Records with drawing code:
________

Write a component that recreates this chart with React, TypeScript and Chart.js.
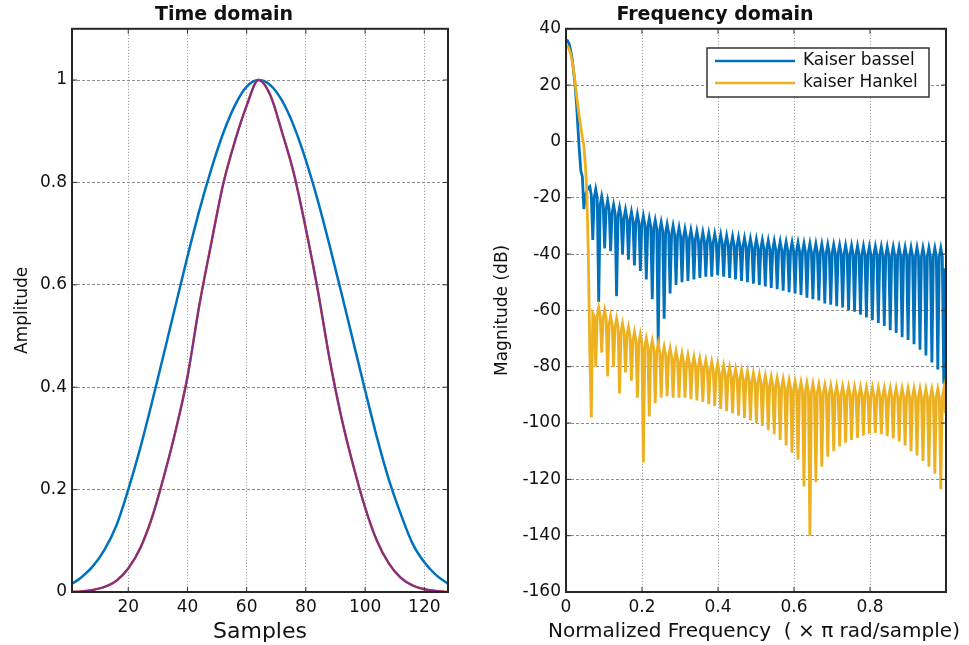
import React, { useEffect, useRef } from "react";
import { Chart, registerables } from "chart.js";

Chart.register(...registerables);

const FONT = "'DejaVu Sans', sans-serif";
const TEXT = "#111111";

// ---- Time domain ----
const timeSamples = [1, 4, 8, 12, 16, 20, 24, 28, 32, 36, 40, 44, 48, 52, 56, 60, 64, 68, 72, 76, 80, 84, 88, 92, 96, 100, 104, 108, 112, 116, 120, 124, 128];
const kaiserBesselTime = [0.016, 0.028, 0.05, 0.083, 0.13, 0.2, 0.28, 0.37, 0.465, 0.56, 0.655, 0.745, 0.825, 0.895, 0.95, 0.987, 1.0, 0.99, 0.959, 0.909, 0.843, 0.765, 0.677, 0.584, 0.489, 0.394, 0.302, 0.22, 0.153, 0.095, 0.058, 0.033, 0.016];
const kaiserHankelTime = [0.0, 0.001, 0.004, 0.01, 0.022, 0.046, 0.085, 0.145, 0.225, 0.315, 0.42, 0.56, 0.68, 0.795, 0.88, 0.95, 1.0, 0.97, 0.897, 0.816, 0.709, 0.59, 0.455, 0.341, 0.247, 0.165, 0.1, 0.056, 0.028, 0.013, 0.0055, 0.002, 0.0];

// ---- Frequency domain (one value per frequency bin, 256 bins over 0..1 x pi rad/sample) ----
const FREQ_BINS = 256;
const freqTickLabels = ["0", "0.2", "0.4", "0.6", "0.8"];
const freqAxisTitle = "Normalized Frequency  ( \u00D7 \u03C0 rad/sample)";

const kaiserBesselDb = [
  36, 35.8, 34.8, 32.6, 29.8, 25.5, 20.5, 14, 5, -3.5, -10.5, -12.5, -24, -19, -17.5, -16.5,
  -16, -19, -35, -20, -17, -20, -57, -22.5, -19.5, -22.5, -38, -24, -21, -24, -39, -25.5,
  -22.5, -25.5, -55, -26.5, -23.5, -26.5, -40, -27.3, -24.3, -27.3, -42, -28, -25, -28, -44, -28.8,
  -25.8, -28.8, -46, -29.5, -26.5, -29.5, -49, -30.3, -27.3, -30.3, -56, -31, -28, -31, -72, -31.7,
  -28.7, -31.7, -63, -32.4, -29.4, -32.4, -54, -33, -30, -33, -51, -33.6, -30.6, -33.6, -50, -34.1,
  -31.1, -34.1, -49.5, -34.5, -31.5, -34.5, -49, -34.9, -31.9, -34.9, -48.5, -35.3, -32.3, -35.3, -48, -35.6,
  -32.6, -35.6, -48, -35.9, -32.9, -35.9, -47.5, -36.2, -33.2, -36.2, -48, -36.5, -33.5, -36.5, -48.5, -36.8,
  -33.8, -36.8, -49, -37.1, -34.1, -37.1, -49.5, -37.3, -34.3, -37.3, -50, -37.6, -34.6, -37.6, -50.5, -37.8,
  -34.8, -37.8, -51, -38, -35, -38, -51.5, -38.2, -35.2, -38.2, -52, -38.4, -35.4, -38.4, -52.5, -38.6,
  -35.6, -38.6, -53, -38.7, -35.7, -38.7, -53.5, -38.9, -35.9, -38.9, -54, -39, -36, -39, -54.5, -39.2,
  -36.2, -39.2, -55.5, -39.3, -36.3, -39.3, -56, -39.4, -36.4, -39.4, -56.5, -39.5, -36.5, -39.5, -57.5, -39.6,
  -36.6, -39.6, -58, -39.7, -36.7, -39.7, -58.5, -39.8, -36.8, -39.8, -59, -39.9, -36.9, -39.9, -60, -40,
  -37, -40, -60.5, -40.1, -37.1, -40.1, -61.5, -40.2, -37.2, -40.2, -62.5, -40.3, -37.3, -40.3, -63.5, -40.3,
  -37.3, -40.3, -64.5, -40.4, -37.4, -40.4, -65.5, -40.5, -37.5, -40.5, -67, -40.5, -37.5, -40.5, -68, -40.6,
  -37.6, -40.6, -69.5, -40.6, -37.6, -40.6, -70.5, -40.7, -37.7, -40.7, -72, -40.7, -37.7, -40.7, -74, -40.8,
  -37.8, -40.8, -76, -40.8, -37.8, -40.8, -78.5, -40.9, -37.9, -40.9, -81, -40.9, -37.9, -40.9, -86, -45,
];

const kaiserHankelDb = [
  34, 33.8, 33, 31.3, 29, 25.8, 21.5, 17, 12.5, 8.5, 5, 1.5, -1.5, -8, -18, -40,
  -75, -98, -61, -62, -80, -62, -59, -62, -75, -63, -60, -63, -83.5, -65, -62, -65,
  -80, -66, -63, -66, -89.5, -67.7, -64.7, -67.7, -82, -69, -66, -69, -85, -70.7, -67.7, -70.7,
  -91, -71.5, -68.5, -71.5, -114, -73, -70, -73, -97.7, -73.8, -70.8, -73.8, -93, -74.8, -71.8, -74.8,
  -91, -76, -73, -76, -90.5, -76.5, -73.5, -76.5, -91, -77.5, -74.5, -77.5, -91, -78.3, -75.3, -78.3,
  -91, -78.9, -75.9, -78.9, -91.5, -79.5, -76.5, -79.5, -92, -80.1, -77.1, -80.1, -92.5, -80.7, -77.7, -80.7,
  -93.3, -81.3, -78.3, -81.3, -94, -82, -79, -82, -95, -82.6, -79.6, -82.6, -95.8, -83.2, -80.2, -83.2,
  -96.6, -83.8, -80.8, -83.8, -97.4, -84.3, -81.3, -84.3, -98.2, -84.8, -81.8, -84.8, -99.1, -85.3, -82.3, -85.3,
  -100, -85.8, -82.8, -85.8, -101, -86.2, -83.2, -86.2, -102.5, -86.6, -83.6, -86.6, -104, -87, -84, -87,
  -106, -87.4, -84.4, -87.4, -108, -87.8, -84.8, -87.8, -110.5, -88.2, -85.2, -88.2, -113, -88.5, -85.5, -88.5,
  -122.5, -88.8, -85.8, -88.8, -140, -89.1, -86.1, -89.1, -121, -89.3, -86.3, -89.3, -115.5, -89.5, -86.5, -89.5,
  -112, -89.7, -86.7, -89.7, -110, -89.9, -86.9, -89.9, -108.3, -90, -87, -90, -107, -90.1, -87.1, -90.1,
  -106, -90.2, -87.2, -90.2, -105.3, -90.3, -87.3, -90.3, -104.5, -90.4, -87.4, -90.4, -103.8, -90.5, -87.5, -90.5,
  -103.5, -90.5, -87.5, -90.5, -104, -90.6, -87.6, -90.6, -104.7, -90.6, -87.6, -90.6, -105.5, -90.7, -87.7, -90.7,
  -106.5, -90.7, -87.7, -90.7, -108, -90.8, -87.8, -90.8, -110, -90.8, -87.8, -90.8, -111.5, -90.8, -87.8, -90.8,
  -113.5, -90.9, -87.9, -90.9, -115.5, -90.9, -87.9, -90.9, -118, -90.9, -87.9, -90.9, -123.5, -91, -88, -96.5,
];

const seriesNames = ["Kaiser bassel", "kaiser Hankel"];
const BLUE = "#0072BD";
const YELLOW = "#EDB120";
const PURPLE = "#7E2F8E";
const ORANGE = "#D95319";

const boxPlugin = {
  id: "axesBox",
  afterDatasetsDraw(chart: any) {
    const { ctx, chartArea: a, scales } = chart;
    ctx.save();
    ctx.strokeStyle = "#333333";
    ctx.lineWidth = 1;
    ctx.beginPath();
    scales.x.ticks.forEach((t: any) => {
      const px = scales.x.getPixelForValue(t.value);
      ctx.moveTo(px, a.bottom);
      ctx.lineTo(px, a.bottom - 5);
      ctx.moveTo(px, a.top);
      ctx.lineTo(px, a.top + 5);
    });
    scales.y.ticks.forEach((t: any) => {
      const py = scales.y.getPixelForValue(t.value);
      ctx.moveTo(a.left, py);
      ctx.lineTo(a.left + 5, py);
      ctx.moveTo(a.right, py);
      ctx.lineTo(a.right - 5, py);
    });
    ctx.stroke();
    ctx.strokeStyle = "#262626";
    ctx.lineWidth = 2;
    ctx.strokeRect(a.left, a.top, a.right - a.left, a.bottom - a.top);
    ctx.restore();
  },
};

// x-axis title that may extend beyond the plot width (Chart.js would squeeze it)
const wideXTitlePlugin = {
  id: "wideXTitle",
  afterDraw(chart: any, _args: any, opts: any) {
    const { ctx, chartArea: a } = chart;
    ctx.save();
    ctx.font = `${opts.size}px ${FONT}`;
    ctx.fillStyle = TEXT;
    ctx.textAlign = "center";
    ctx.textBaseline = "middle";
    ctx.fillText(opts.text, (a.left + a.right) / 2 + (opts.dx || 0), opts.y);
    ctx.restore();
  },
};

const legendBoxPlugin = {
  id: "legendBox",
  afterDraw(chart: any) {
    const { ctx } = chart;
    const x0 = 223, y0 = 48, w = 222, h = 49;
    ctx.save();
    ctx.fillStyle = "#ffffff";
    ctx.fillRect(x0, y0, w, h);
    ctx.strokeStyle = "#333333";
    ctx.lineWidth = 1.5;
    ctx.strokeRect(x0, y0, w, h);
    ctx.font = `17px ${FONT}`;
    ctx.textBaseline = "middle";
    ctx.textAlign = "left";
    chart.data.datasets.forEach((ds: any, i: number) => {
      const y = y0 + 13 + i * 22;
      ctx.strokeStyle = ds.borderColor;
      ctx.lineWidth = 2.5;
      ctx.beginPath();
      ctx.moveTo(x0 + 8, y);
      ctx.lineTo(x0 + 88, y);
      ctx.stroke();
      ctx.fillStyle = TEXT;
      ctx.fillText(ds.label, x0 + 96, y);
    });
    ctx.restore();
  },
};

function tickFont() {
  return { family: FONT, size: 17 };
}

const gridOpts = { color: "#8c8c8c", drawTicks: false, lineWidth: 1 };

function App() {
  const leftRef = useRef<HTMLCanvasElement | null>(null);
  const rightRef = useRef<HTMLCanvasElement | null>(null);

  useEffect(() => {
    Chart.defaults.font.family = FONT;
    Chart.defaults.color = TEXT;

    const left = new Chart(leftRef.current as HTMLCanvasElement, {
      type: "line",
      data: {
        datasets: [
          {
            label: "Kaiser bassel",
            data: timeSamples.map((x, i) => ({ x, y: kaiserBesselTime[i] })),
            borderColor: BLUE,
            borderWidth: 2.5,
            pointRadius: 0,
            cubicInterpolationMode: "monotone",
            order: 3,
          },
          {
            label: "kaiser Hankel (edge)",
            data: timeSamples.map((x, i) => ({ x, y: kaiserHankelTime[i] })),
            borderColor: ORANGE,
            borderWidth: 2.5,
            pointRadius: 0,
            cubicInterpolationMode: "monotone",
            order: 2,
          },
          {
            label: "kaiser Hankel",
            data: timeSamples.map((x, i) => ({ x, y: kaiserHankelTime[i] })),
            borderColor: PURPLE,
            borderWidth: 2,
            pointRadius: 0,
            cubicInterpolationMode: "monotone",
            order: 1,
          },
        ],
      },
      options: {
        animation: false,
        responsive: false,
        maintainAspectRatio: false,
        layout: { padding: { left: 0, right: 36, top: 0, bottom: 0 } },
        plugins: {
          legend: { display: false },
          tooltip: { enabled: false },
          title: {
            display: true,
            text: "Time domain",
            color: "#111111",
            font: { family: FONT, size: 19, weight: "bold" },
            padding: { top: 4, bottom: 2 },
          },
        },
        scales: {
          x: {
            type: "linear",
            min: 1,
            max: 128,
            ticks: { stepSize: 20, includeBounds: false, font: tickFont(), color: TEXT, padding: 5 },
            grid: gridOpts,
            border: { display: false, dash: [1, 2] },
            title: { display: true, text: "Samples", color: TEXT, font: { family: FONT, size: 22 }, padding: { top: 0, bottom: 0 } },
            afterFit: (s: any) => { s.height = 53; },
          },
          y: {
            type: "linear",
            min: 0,
            max: 1.1,
            ticks: {
              stepSize: 0.2,
              includeBounds: false,
              font: tickFont(),
              color: TEXT,
              padding: 5,
              callback: (v: any) => String(Math.round(Number(v) * 10) / 10),
            },
            grid: gridOpts,
            border: { display: false, dash: [3, 2] },
            title: { display: true, text: "Amplitude", color: TEXT, font: { family: FONT, size: 17 }, padding: { top: 12, bottom: 0 } },
            afterFit: (s: any) => { s.width = 72; },
          },
        },
      },
      plugins: [boxPlugin],
    } as any);

    const right = new Chart(rightRef.current as HTMLCanvasElement, {
      type: "line",
      data: {
        datasets: [
          {
            label: seriesNames[0],
            data: kaiserBesselDb.map((y, i) => ({ x: i, y })),
            borderColor: BLUE,
            borderWidth: 2.8,
            pointRadius: 0,
            tension: 0,
            order: 2,
          },
          {
            label: seriesNames[1],
            data: kaiserHankelDb.map((y, i) => ({ x: i, y })),
            borderColor: YELLOW,
            borderWidth: 2.8,
            pointRadius: 0,
            tension: 0,
            order: 1,
          },
        ],
      },
      options: {
        animation: false,
        responsive: false,
        maintainAspectRatio: false,
        layout: { padding: { left: 0, right: 23, top: 0, bottom: 0 } },
        plugins: {
          legend: { display: false },
          tooltip: { enabled: false },
          title: {
            display: true,
            text: "Frequency domain",
            color: "#111111",
            font: { family: FONT, size: 19, weight: "bold" },
            padding: { top: 4, bottom: 2 },
          },
          wideXTitle: { text: freqAxisTitle, size: 20, y: 632, dx: -2 },
        },
        scales: {
          x: {
            type: "linear",
            min: 0,
            max: FREQ_BINS - 0.5,
            ticks: {
              stepSize: FREQ_BINS / 5,
              includeBounds: false,
              font: tickFont(),
              color: TEXT,
              padding: 5,
              callback: (v: any) => freqTickLabels[Math.round(Number(v) / (FREQ_BINS / 5))] ?? "",
            },
            grid: gridOpts,
            border: { display: false, dash: [1, 2] },
            title: { display: false },
            afterFit: (s: any) => { s.height = 53; },
          },
          y: {
            type: "linear",
            min: -160,
            max: 40,
            ticks: { stepSize: 20, includeBounds: false, font: tickFont(), color: TEXT, padding: 5 },
            grid: gridOpts,
            border: { display: false, dash: [3, 2] },
            title: { display: true, text: "Magnitude (dB)", color: TEXT, font: { family: FONT, size: 17 }, padding: { top: 8, bottom: 0 } },
            afterFit: (s: any) => { s.width = 82; },
          },
        },
      },
      plugins: [boxPlugin, legendBoxPlugin, wideXTitlePlugin],
    } as any);

    return () => {
      left.destroy();
      right.destroy();
    };
  }, []);

  return (
    <div style={{ position: "absolute", left: 0, top: 0, width: 969, height: 645, background: "#ffffff" }}>
      <canvas ref={leftRef} width={484} height={645} style={{ position: "absolute", left: 0, top: 0, width: 484, height: 645 }} />
      <canvas ref={rightRef} width={485} height={645} style={{ position: "absolute", left: 484, top: 0, width: 485, height: 645 }} />
    </div>
  );
}

export default App;
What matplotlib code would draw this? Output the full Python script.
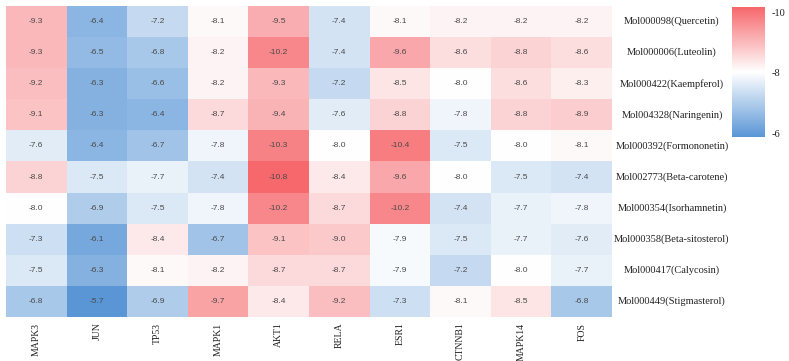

________

▶ **Prompt**: Write out, word for word, the lines from the start of the data through the one holding "0.0055, 0.002, 0.0];". Omit pictures.

▶ **Solution to the exercise**:
Write a component that recreates this chart with React, TypeScript and Chart.js.
import React, { useEffect, useRef } from "react";
import { Chart, registerables } from "chart.js";

Chart.register(...registerables);

const FONT = "'DejaVu Sans', sans-serif";
const TEXT = "#111111";

// ---- Time domain ----
const timeSamples = [1, 4, 8, 12, 16, 20, 24, 28, 32, 36, 40, 44, 48, 52, 56, 60, 64, 68, 72, 76, 80, 84, 88, 92, 96, 100, 104, 108, 112, 116, 120, 124, 128];
const kaiserBesselTime = [0.016, 0.028, 0.05, 0.083, 0.13, 0.2, 0.28, 0.37, 0.465, 0.56, 0.655, 0.745, 0.825, 0.895, 0.95, 0.987, 1.0, 0.99, 0.959, 0.909, 0.843, 0.765, 0.677, 0.584, 0.489, 0.394, 0.302, 0.22, 0.153, 0.095, 0.058, 0.033, 0.016];
const kaiserHankelTime = [0.0, 0.001, 0.004, 0.01, 0.022, 0.046, 0.085, 0.145, 0.225, 0.315, 0.42, 0.56, 0.68, 0.795, 0.88, 0.95, 1.0, 0.97, 0.897, 0.816, 0.709, 0.59, 0.455, 0.341, 0.247, 0.165, 0.1, 0.056, 0.028, 0.013, 0.0055, 0.002, 0.0];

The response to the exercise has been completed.